- GOAL:
Below are some entries. Copy each line that holds the string "this".

[start of INFORMATION SHOWN]

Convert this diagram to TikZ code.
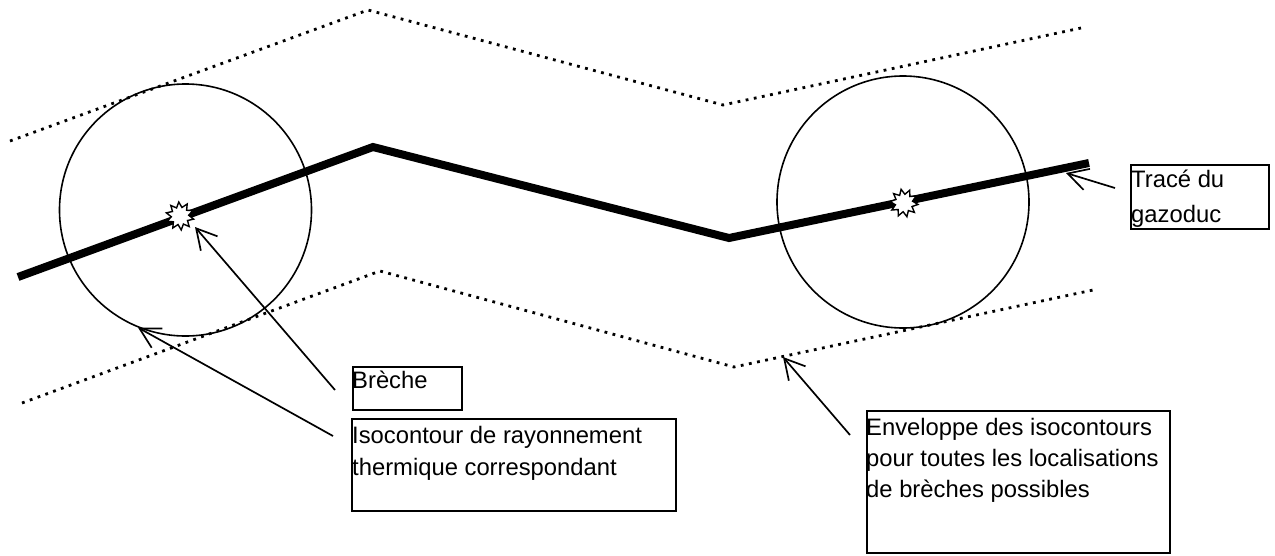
\documentclass[tikz,border=0pt]{standalone}
\usepackage{fontspec}
\setmainfont{Liberation Sans}
\usetikzlibrary{shapes.geometric,arrows.meta}
\begin{document}
\begin{tikzpicture}[x=1pt,y=-1pt,
  pipe/.style={line width=8pt, line join=miter},
  envelope/.style={line width=2.8pt, dash pattern=on 2.8pt off 5.5pt},
  zone/.style={circle, draw, line width=1.6pt, minimum size=252pt, inner sep=0pt},
  burst/.style={star, star points=10, star point ratio=1.6, draw, fill=white,
    line width=1.4pt, minimum size=28pt, inner sep=0pt},
  labelbox/.style={draw, line width=1.6pt, anchor=north west, inner sep=0pt},
  labeltext/.style={anchor=base west, inner sep=0pt},
  pointer/.style={line width=1.7pt,
    -{Straight Barb[length=20pt,width=22pt,line width=1.7pt]}}
]
\useasboundingbox (0,0) rectangle (1275,555);
\newcommand\lbfont[1]{\fontsize{23.8}{#1}\selectfont}

% thermal radiation isocontours around the two breach points
\node[zone] (cL) at (185.5,210) {};
\node[zone] (cR) at (903,202) {};

% envelope of all isocontours (upper and lower bounds)
\coordinate (u1) at (10,141);
\coordinate (u2) at (368,10);
\coordinate (u3) at (723,105);
\coordinate (u4) at (1081,28);
\draw[envelope] (u1) -- (u2) -- (u3) -- (u4);

\coordinate (d1) at (22,403);
\coordinate (d2) at (380,271);
\coordinate (d3) at (734,367);
\coordinate (d4) at (1093,290);
\draw[envelope] (d1) -- (d2) -- (d3) -- (d4);

% pipeline route
\coordinate (p1) at (18,277);
\coordinate (p2) at (373,147);
\coordinate (p3) at (729,238);
\coordinate (p4) at (1089,163);
\draw[pipe] (p1) -- (p2) -- (p3) -- (p4);

% breach markers
\node[burst, rotate=5] (bL) at (180,216) {};
\node[burst, rotate=12] (bR) at (904,203) {};

% label boxes
\node[labelbox, minimum width=138pt, minimum height=64pt] (trbox) at (1130,164) {};
\node[labeltext] (trtext) at (1131,187.5)
  {\lbfont{35}\begin{tabular}[t]{@{}l@{}}Tracé du\\gazoduc\end{tabular}};

\node[labelbox, minimum width=109pt, minimum height=43pt] (brbox) at (352,366) {};
\node[labeltext] (brtext) at (352,388.3) {\lbfont{31.5}Brèche};

\node[labelbox, minimum width=324pt, minimum height=92pt] (isobox) at (351,418) {};
\node[labeltext] (isotext) at (352,443.7)
  {\lbfont{31.7}\begin{tabular}[t]{@{}l@{}}Isocontour de rayonnement\\thermique correspondant\end{tabular}};

\node[labelbox, minimum width=303pt, minimum height=142pt] (envbox) at (866,410) {};
\node[labeltext] (envtext) at (866,435)
  {\lbfont{31}\begin{tabular}[t]{@{}l@{}}Enveloppe des isocontours\\pour toutes les localisations\\de brèches possibles\end{tabular}};

% pointer tails beside the boxes
\coordinate (trtail) at (1115,188);
\coordinate (brtail) at (335,390);
\coordinate (isotail) at (333,436);
\coordinate (envtail) at (850,435);

% pointer targets
\coordinate (trtip) at (1066,173);
\coordinate (brtip) at (195,227);
\coordinate (envtip) at (783,357);

\draw[pointer] (trtail) -- (trtip);
\draw[pointer] (brtail) -- (brtip);
\draw[pointer] (isotail) -- (cL.248);
\draw[pointer] (envtail) -- (envtip);
\end{tikzpicture}
\end{document}
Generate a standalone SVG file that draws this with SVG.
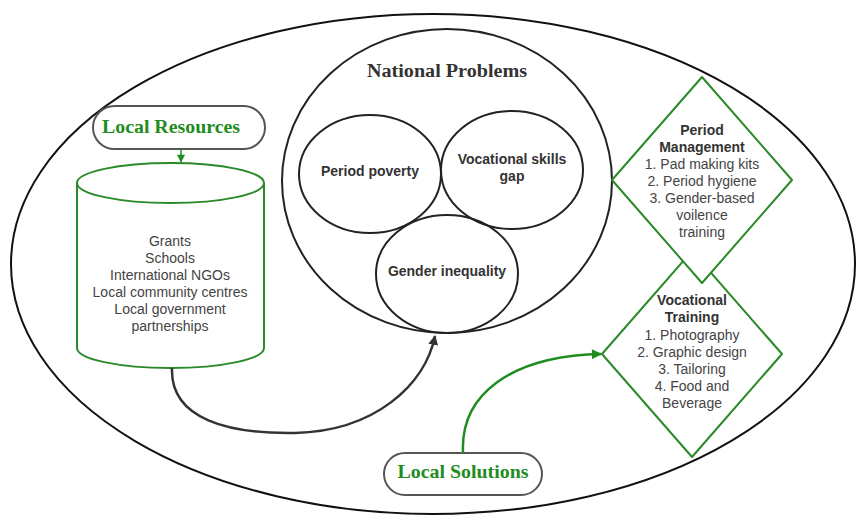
<svg xmlns="http://www.w3.org/2000/svg" width="856" height="515" viewBox="0 0 856 515">
<defs>
<style>
.blk{fill:none;stroke:#222;stroke-width:2}
.grn{fill:#fff;stroke:#2a8a2a;stroke-width:2;stroke-linejoin:round}
.pill{fill:#fff;stroke:#555;stroke-width:2}
.gt{font-family:"Liberation Serif","Times New Roman",serif;font-weight:bold;font-size:19px;fill:#1f8c1f;text-anchor:middle}
.ht{font-family:"Liberation Serif","Times New Roman",serif;font-weight:bold;font-size:18px;fill:#333;text-anchor:middle}
.bt{font-family:"Liberation Sans",Arial,sans-serif;font-weight:bold;font-size:14px;fill:#333;text-anchor:middle}
.nt{font-family:"Liberation Sans",Arial,sans-serif;font-size:14px;fill:#444;text-anchor:middle}
</style>
<marker id="ab" viewBox="0 0 10 10" refX="9" refY="5" markerWidth="10" markerHeight="10" markerUnits="userSpaceOnUse" orient="auto">
<path d="M0,0 L10,5 L0,10 Z" fill="#333"/>
</marker>
<marker id="ag" viewBox="0 0 10 10" refX="9" refY="5" markerWidth="14" markerHeight="10" markerUnits="userSpaceOnUse" orient="auto">
<path d="M0,0 L10,5 L0,10 Z" fill="#1f8c1f"/>
</marker>
<marker id="ags" viewBox="0 0 10 10" refX="9" refY="5" markerWidth="10" markerHeight="8" markerUnits="userSpaceOnUse" orient="auto">
<path d="M0,0 L10,5 L0,10 Z" fill="#1f8c1f"/>
</marker>
</defs>
<rect width="856" height="515" fill="#fff"/>
<g id="outer"><ellipse cx="433" cy="264" rx="422" ry="250" fill="#fff" stroke="#111" stroke-width="2"/></g>

<g id="national-problems">
<ellipse cx="447" cy="181" rx="165" ry="152" class="blk"/>
<text x="447" y="77" class="ht" textLength="160" lengthAdjust="spacingAndGlyphs">National Problems</text>
</g>
<g id="period-poverty">
<ellipse cx="370" cy="174" rx="71" ry="59" class="blk"/>
<text x="370" y="176" class="bt">Period poverty</text>
</g>
<g id="vocational-skills-gap">
<ellipse cx="512" cy="170" rx="71" ry="59" class="blk"/>
<text x="512" y="164" class="bt">Vocational skills</text>
<text x="512" y="181" class="bt">gap</text>
</g>
<g id="gender-inequality">
<ellipse cx="447" cy="274" rx="71" ry="59" class="blk"/>
<text x="447" y="276" class="bt">Gender inequality</text>
</g>

<g id="local-resources">
<rect x="93" y="106" width="172" height="43" rx="21.5" class="pill"/>
<text x="171" y="133" class="gt" textLength="138" lengthAdjust="spacingAndGlyphs">Local Resources</text>
</g>
<g id="resources-cylinder">
<path d="M77,183 L77,348 A93.5,20 0 0 0 264,348 L264,183" class="grn"/>
<ellipse cx="170.5" cy="183" rx="93.5" ry="20" class="grn"/>
<text x="170" y="246" class="nt">Grants</text>
<text x="170" y="263" class="nt">Schools</text>
<text x="170" y="280" class="nt">International NGOs</text>
<text x="170" y="297" class="nt">Local community centres</text>
<text x="170" y="314" class="nt">Local government</text>
<text x="170" y="331" class="nt">partnerships</text>
</g>

<g id="vocational-training">
<path d="M692,251 L782,354 L692,457 L602,354 Z" class="grn"/>
<text x="692" y="305" class="bt">Vocational</text>
<text x="692" y="322" class="bt">Training</text>
<text x="692" y="340" class="nt">1. Photography</text>
<text x="692" y="357" class="nt">2. Graphic design</text>
<text x="692" y="374" class="nt">3. Tailoring</text>
<text x="692" y="391" class="nt">4. Food and</text>
<text x="692" y="408" class="nt">Beverage</text>
</g>
<g id="period-management">
<path d="M702,77 L792,180 L702,283 L612,180 Z" class="grn"/>
<text x="702" y="135" class="bt">Period</text>
<text x="702" y="152" class="bt">Management</text>
<text x="702" y="169" class="nt">1. Pad making kits</text>
<text x="702" y="186" class="nt">2. Period hygiene</text>
<text x="702" y="203" class="nt">3. Gender-based</text>
<text x="702" y="220" class="nt">voilence</text>
<text x="702" y="237" class="nt">training</text>
</g>

<g id="local-solutions">
<rect x="384" y="453" width="158" height="42" rx="21" class="pill"/>
<text x="463" y="478" class="gt" textLength="131" lengthAdjust="spacingAndGlyphs">Local Solutions</text>
</g>

<g id="connectors">
<path d="M181,149 L181,162" fill="none" stroke="#1f8c1f" stroke-width="1.5" marker-end="url(#ags)"/>
<path d="M172,368 C170,420 230,434 295,433 C375,431 425,385 435,336" fill="none" stroke="#333" stroke-width="2.5" marker-end="url(#ab)"/>
<path d="M463,453 C460,395 510,356 601,354" fill="none" stroke="#1f8c1f" stroke-width="2.5" marker-end="url(#ag)"/>
</g>
</svg>
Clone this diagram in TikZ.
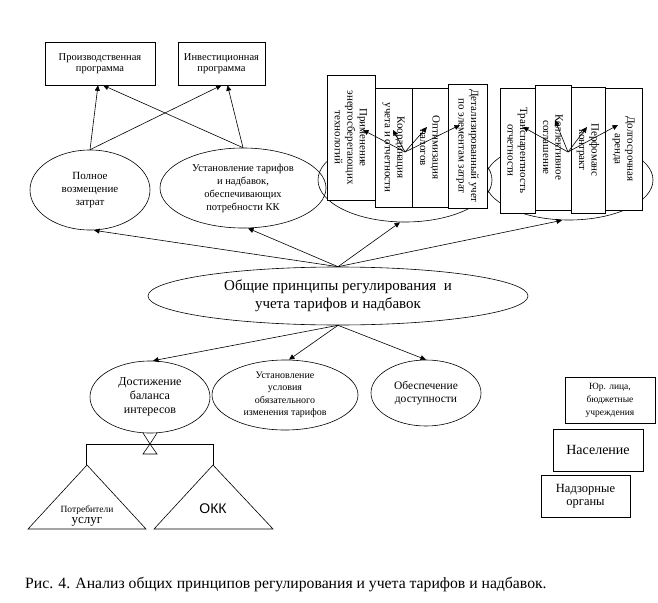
\documentclass[tikz,border=0pt]{standalone}
\usepackage{fontspec}
\setmainfont{Liberation Serif}
\newfontfamily\sansf{Liberation Sans}
\usetikzlibrary{shapes.geometric,arrows.meta}
\newcommand\fz[2]{\fontsize{#1}{#2}\selectfont}
\begin{document}
\begin{tikzpicture}[x=1pt,y=-1pt,
  arr/.style={-{Triangle[length=5.5pt,width=5pt]}, line width=0.6pt},
  box/.style={draw, line width=0.6pt, fill=white, inner sep=1pt, align=center},
  ell/.style={draw, ellipse, line width=0.6pt, inner sep=0pt, align=center},
  vbox/.style={box, rotate=-90, font=\fz{11}{12.5}},
  ln/.style={line width=0.6pt}]
\useasboundingbox[fill=white] (0,0) rectangle (658,602);

% top boxes
\node[box, minimum width=110pt, minimum height=43pt, font=\fz{10.5}{11.5}] (pp) at (100,63.5) {Производственная\\программа};
\node[box, minimum width=87pt, minimum height=43pt, font=\fz{10.5}{11.5}] (ip) at (221.5,63.5) {Инвестиционная\\программа};

% top ellipses
\node[ell, minimum width=120pt, minimum height=80pt, font=\fz{11}{13}] (el1) at (90,190) {Полное\\возмещение\\затрат};
\node[ell, minimum width=166pt, minimum height=80pt, font=\fz{10.5}{13}] (el2) at (243,188) {Установление тарифов\\и надбавок,\\обеспечивающих\\потребности КК};

% group ellipses
\node[ell, minimum width=174pt, minimum height=84pt] (e2) at (405,180) {};
\node[ell, minimum width=168pt, minimum height=80pt] (e3) at (569,180) {};

% group 2 boxes
\node[vbox, minimum width=125pt, minimum height=48pt] (bA) at (351,137.5) {Применение\\энергосберегающих\\технологий};
\node[vbox, minimum width=119pt, minimum height=37pt] (bB) at (393.5,147.5) {Координация\\учета и отчетности};
\node[vbox, minimum width=119pt, minimum height=36pt] (bC) at (430,147.5) {Оптимизация\\налогов};
\node[vbox, minimum width=124pt, minimum height=39pt] (bD) at (467.5,146) {Детализированный учет\\по элементам затрат};

% group 3 boxes
\node[vbox, minimum width=125pt, minimum height=35pt] (bE) at (517.5,150.5) {Транспарентность\\отчетности};
\node[vbox, minimum width=125pt, minimum height=36pt] (bF) at (553,147.5) {Коллективное\\соглашение};
\node[vbox, minimum width=126pt, minimum height=34pt] (bG) at (588,150) {Перфоманс\\контракт};
\node[vbox, minimum width=122pt, minimum height=37pt] (bH) at (623.5,149) {Долгосрочная\\аренда};

% hubs
\coordinate (h2) at (405,152);
\coordinate (tA) at (363,130);
\coordinate (tB) at (393,130);
\coordinate (tC) at (427,127);
\coordinate (tD) at (460,125);
\coordinate (h3) at (568,152);
\coordinate (tE) at (523,127);
\coordinate (tF) at (555,120);
\coordinate (tG) at (587,127);
\coordinate (tH) at (618,125);
\foreach \t in {tA,tB,tC,tD} \draw[arr] (h2) -- (\t);
\foreach \t in {tE,tF,tG,tH} \draw[arr] (h3) -- (\t);

% central ellipse
\node[ell, minimum width=380pt, minimum height=58pt, font=\fz{15}{18}] (c) at (338,296) {Общие принципы регулирования~ и\\учета тарифов и надбавок};

% bottom ellipses
\node[ell, minimum width=120pt, minimum height=72pt, font=\fz{12}{14}] (b1) at (150,397) {Достижение\\баланса\\интересов};
\node[ell, minimum width=146pt, minimum height=70pt, font=\fz{10}{12.5}] (b2) at (285,395) {Установление\\условия\\обязательного\\изменения тарифов};
\node[ell, minimum width=110pt, minimum height=66pt, font=\fz{11.5}{13.5}] (b3) at (426,393) {Обеспечение\\доступности};

% arrows top
\draw[arr] (el1.north) -- ([xshift=-2pt]pp.south);
\draw[arr] (el1.north) -- (ip.south);
\draw[arr] (el2.north) -- ([xshift=6pt]ip.south);
\draw[arr] (el2.north) -- ([xshift=3pt]pp.south);

% arrows from central ellipse
\draw[arr] (c.north) -- ([xshift=4pt]el1.south);
\draw[arr] (c.north) -- ([xshift=5pt]el2.south);
\draw[arr] (c.north) -- ([xshift=-5pt]e2.south);
\draw[arr] (c.north) -- ([xshift=-7pt]e3.south);
\draw[arr] (c.south) -- ([xshift=3pt]b1.north);
\draw[arr] (c.south) -- ([xshift=4pt]b2.north);
\draw[arr] (c.south) -- (b3.north);

% scales
\coordinate (piv) at (150,444);
\draw[ln] (143,433) -- (piv) -- (157,433);
\draw[ln] (piv) -- (143,454) -- (157,454) -- cycle;
\coordinate (bl) at (86,444);
\coordinate (br) at (213,444);
\draw[ln] (86,465) -- (bl) -- (br) -- (213,465);
\draw[ln] (87,465) -- (28,529) -- (146,529) -- cycle;
\draw[ln] (213,465) -- (154,529) -- (273,529) -- cycle;
\node[font=\fz{9.5}{10}] (potr) at (87,510) {Потребители};
\node[font=\fz{13}{14}] (usl) at (87,522) {услуг};
\node[font=\sansf\fz{14}{16}] (okk) at (213,509) {ОКК};

% right boxes
\node[box, minimum width=90pt, minimum height=46pt, font=\fz{9.5}{13}] (yur) at (610,400) {Юр. лица,\\бюджетные\\учреждения};
\node[box, minimum width=90pt, minimum height=42pt, font=\fz{14}{16}] (nas) at (598,450) {Население};
\node[box, minimum width=89pt, minimum height=42pt, font=\fz{12.5}{13}] (nad) at (585.5,496) {Надзорные\\органы};

% caption
\node[anchor=west, inner sep=0pt, font=\fz{15.7}{18}] (cap) at (25,585) {Рис. 4. Анализ общих принципов регулирования и учета тарифов и надбавок.};
\end{tikzpicture}
\end{document}
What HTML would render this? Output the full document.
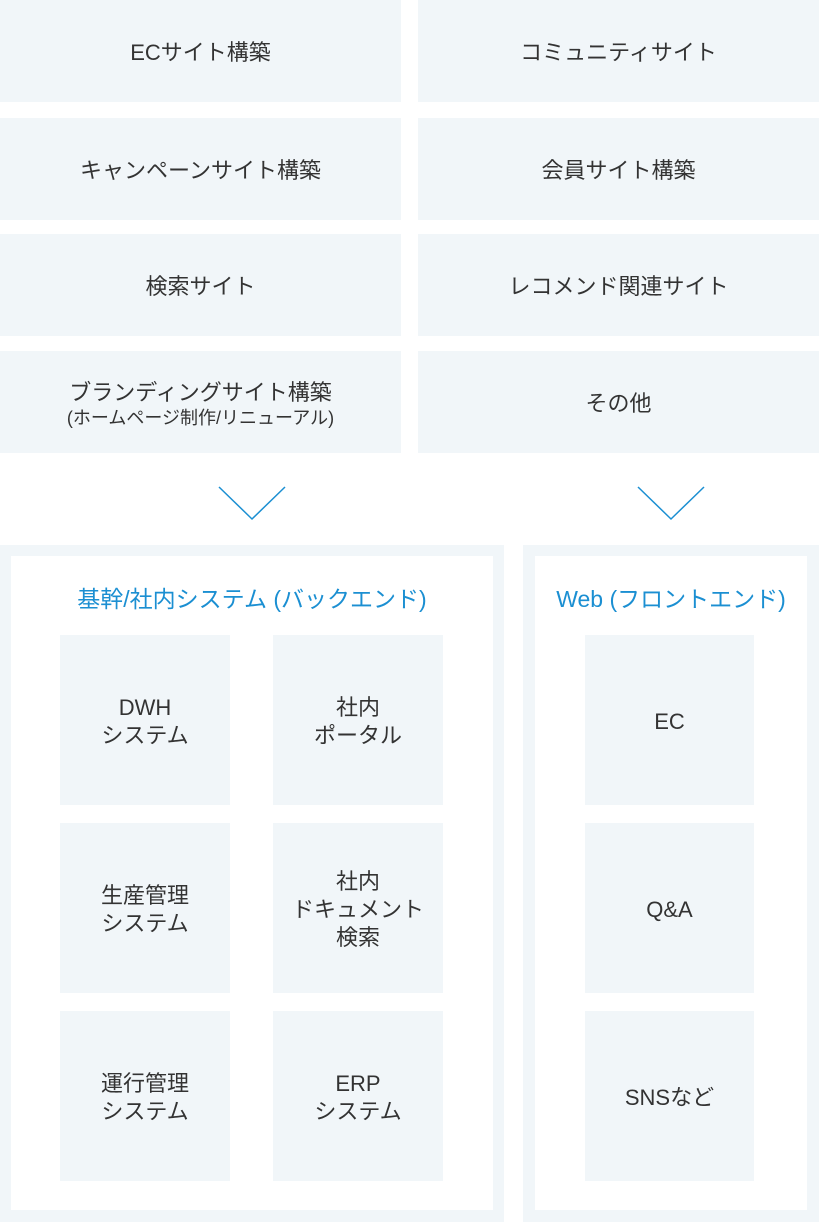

[end of INFORMATION SHOWN]

- ANSWER BELOW:
Convert this diagram to TikZ code.
Generate a standalone SVG file that draws this with SVG.
Clone this diagram in TikZ.
What HTML would render this? Output the full document.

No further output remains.